Cook the potatoes in their jackets in salted (or unsalted) water.

Remove from heat as soon as the tip of a knife can pierce one easily, drain and cool until just cool enough to handle. Peel them, wipe with a paper towel and force them through a ricer.

If you have no ricer, you can use a potato masher or even a fork. You should have about 3 cups of loosely packed riced/mashed potatoes. Let them dry overnight (or, if you're like me, for about an hour and then pat them with another paper towel).

Make a slit on one side of each plum, remove the stone, and set them aside. Put the potatoes in a mixing bowl, add the eggs and mix with a spoon, preferably wooden. If necessary, flour your hands and work the dough with them, too. Add 5 tablespoons of the butter or margarine, one at a time, and continue working the dough until it is soft and smooth. Let the dough rest for 20 minutes or so.

On a floured surface (a wooden board or whatever you use for pie crusts and such), roll out the dough until it is about 1/4" thick and oblong. Too thin and they will fall apart; too thick and they are too doughy.

Cut it into squares big enough to hold a whole plum each, 3" to 4" square, according to the size of the plums.

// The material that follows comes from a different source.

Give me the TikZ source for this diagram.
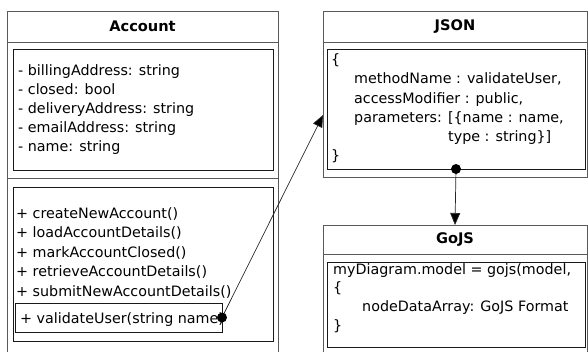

Flour your hands. Hold a square in one hand and put a plum in the middle of it, cut side up. Pop a small cube of sugar inside the cavity of the plum and pinch the edges of the dough together, rolling it a bit to form a ball.

(If using a sugar substitute, use the amount necessary to get the sweetness of 1/2 tsp. of sugar.) Leave the uncooked dumplings on the floured board until almost time to serve them. Bring a big pot of water to a boil and drop the dumplings into the salted (or unsalted) boiling water one by one, nudging them a bit to keep them from sticking at first.

Boil gently uncovered for 12 to 15 minutes after they rise to the surface.

Don't crowd them in the pot. If necessary, boil them in batches or use two pots.

In the meantime, brown the bread crumbs in the rest of the butter/margarine. When the dumplings are done, remove them carefully, roll them in the bread crumbs and keep warm until all are ready to serve.

Author's Notes:
1. If you have more dough than plums, roll small pieces of dough between your hands into little logs the size and shape of a finger, boil them the same way, even in the same water, roll them in the buttery bread crumbs also, and serve as a side dish.

2. Out of plum season, you can use lekvar instead of plums, with no sugar or sweetener needed, in a blob like the filling of a jelly donut, but before it's cooked.

Poster's Notes:
I can't use salt, so I didn't use any.
For the eggs, I use 1 egg and egg substitute.
I have made these lots of times, but have never seen anyone else prepare them, so for whatever reason, mine never come out round. They are sort of roundish, somewhere between kreplach and pierogi in appearance, but DH never wastes any time looking at them because they are delicious! Nowadays, I use less fat for fewer bread crumbs, and they're still good.